◆ **Dataset rows**
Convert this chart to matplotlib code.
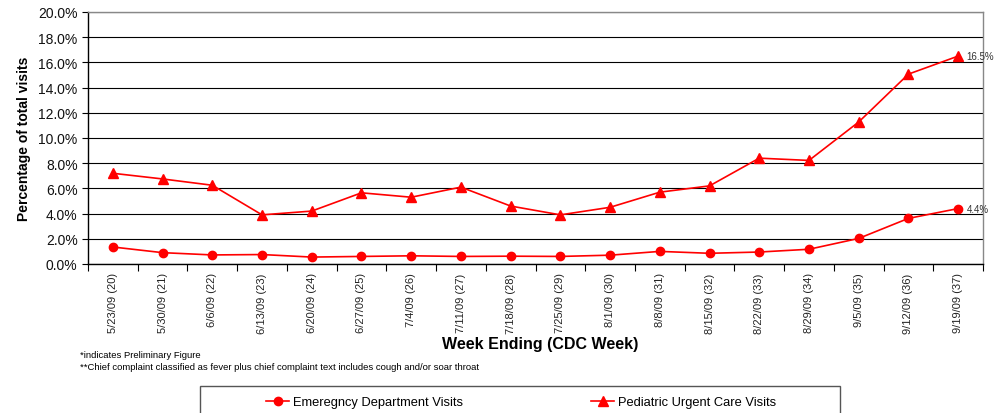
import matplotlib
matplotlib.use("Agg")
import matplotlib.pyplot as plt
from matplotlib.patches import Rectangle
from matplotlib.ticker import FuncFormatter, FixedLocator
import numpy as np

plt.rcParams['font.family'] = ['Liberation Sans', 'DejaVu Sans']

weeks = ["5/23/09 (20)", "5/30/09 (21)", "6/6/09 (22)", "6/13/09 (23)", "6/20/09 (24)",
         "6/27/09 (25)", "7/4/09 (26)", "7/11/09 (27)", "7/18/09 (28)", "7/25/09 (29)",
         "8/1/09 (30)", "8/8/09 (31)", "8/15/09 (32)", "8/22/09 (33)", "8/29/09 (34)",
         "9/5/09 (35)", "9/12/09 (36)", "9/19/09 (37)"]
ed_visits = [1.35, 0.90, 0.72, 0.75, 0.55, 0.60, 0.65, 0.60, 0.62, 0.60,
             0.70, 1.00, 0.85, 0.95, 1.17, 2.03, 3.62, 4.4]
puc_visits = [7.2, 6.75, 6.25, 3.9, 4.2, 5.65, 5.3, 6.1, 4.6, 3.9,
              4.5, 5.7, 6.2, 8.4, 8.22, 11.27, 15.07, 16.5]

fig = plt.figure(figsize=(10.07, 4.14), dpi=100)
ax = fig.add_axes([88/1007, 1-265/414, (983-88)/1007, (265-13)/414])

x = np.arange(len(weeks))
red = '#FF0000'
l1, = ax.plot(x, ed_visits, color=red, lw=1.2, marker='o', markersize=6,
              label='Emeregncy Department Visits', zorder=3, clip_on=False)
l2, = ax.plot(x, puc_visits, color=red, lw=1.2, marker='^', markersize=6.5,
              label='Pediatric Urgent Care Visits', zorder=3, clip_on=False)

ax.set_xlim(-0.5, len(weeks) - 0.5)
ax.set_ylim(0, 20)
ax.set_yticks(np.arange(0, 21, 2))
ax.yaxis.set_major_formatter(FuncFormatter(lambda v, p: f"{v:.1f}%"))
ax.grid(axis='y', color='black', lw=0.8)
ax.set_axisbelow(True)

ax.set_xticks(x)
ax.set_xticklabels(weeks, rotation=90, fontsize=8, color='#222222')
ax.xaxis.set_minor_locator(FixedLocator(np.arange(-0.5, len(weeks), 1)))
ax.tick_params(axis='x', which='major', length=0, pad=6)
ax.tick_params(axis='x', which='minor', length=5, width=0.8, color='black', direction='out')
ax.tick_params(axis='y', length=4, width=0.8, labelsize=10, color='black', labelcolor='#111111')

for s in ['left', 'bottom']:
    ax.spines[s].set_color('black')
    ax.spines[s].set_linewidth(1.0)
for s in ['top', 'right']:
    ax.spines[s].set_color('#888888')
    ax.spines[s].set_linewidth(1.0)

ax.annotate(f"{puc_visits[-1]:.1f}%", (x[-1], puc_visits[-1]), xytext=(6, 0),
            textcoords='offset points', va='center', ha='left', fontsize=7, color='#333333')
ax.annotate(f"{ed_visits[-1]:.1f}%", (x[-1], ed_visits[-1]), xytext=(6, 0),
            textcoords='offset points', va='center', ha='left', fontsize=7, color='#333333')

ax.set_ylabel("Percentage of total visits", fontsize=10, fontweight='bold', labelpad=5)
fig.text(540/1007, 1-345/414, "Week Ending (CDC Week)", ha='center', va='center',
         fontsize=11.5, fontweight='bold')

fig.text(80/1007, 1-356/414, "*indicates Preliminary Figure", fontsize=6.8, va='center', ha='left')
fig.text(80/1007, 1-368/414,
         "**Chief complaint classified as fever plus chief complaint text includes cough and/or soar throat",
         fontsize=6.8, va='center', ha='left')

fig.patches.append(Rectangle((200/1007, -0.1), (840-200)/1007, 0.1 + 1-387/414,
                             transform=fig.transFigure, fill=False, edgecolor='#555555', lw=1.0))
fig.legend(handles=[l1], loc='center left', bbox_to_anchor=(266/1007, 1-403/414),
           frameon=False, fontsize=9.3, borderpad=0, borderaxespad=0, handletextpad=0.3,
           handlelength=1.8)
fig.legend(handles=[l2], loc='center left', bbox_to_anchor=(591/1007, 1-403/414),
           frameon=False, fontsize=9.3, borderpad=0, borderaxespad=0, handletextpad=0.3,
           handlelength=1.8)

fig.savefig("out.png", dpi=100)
* * *
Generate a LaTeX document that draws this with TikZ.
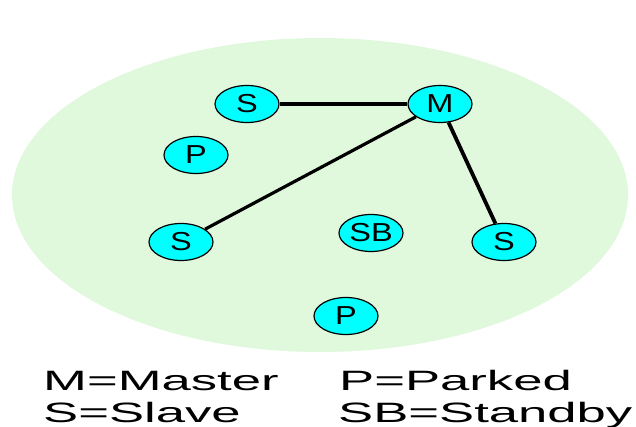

◆ **Problem details**
Using the listing above, repeat word for word each line from the one with "Convert this chart to matplotlib code." down to the one with "plt.rcParams['font.family'] = ['Liberation", both included. Omit all pictures.

◆ **Answer to this problem**
Convert this chart to matplotlib code.
import matplotlib
matplotlib.use("Agg")
import matplotlib.pyplot as plt
from matplotlib.patches import Rectangle
from matplotlib.ticker import FuncFormatter, FixedLocator
import numpy as np

plt.rcParams['font.family'] = ['Liberation Sans', 'DejaVu Sans']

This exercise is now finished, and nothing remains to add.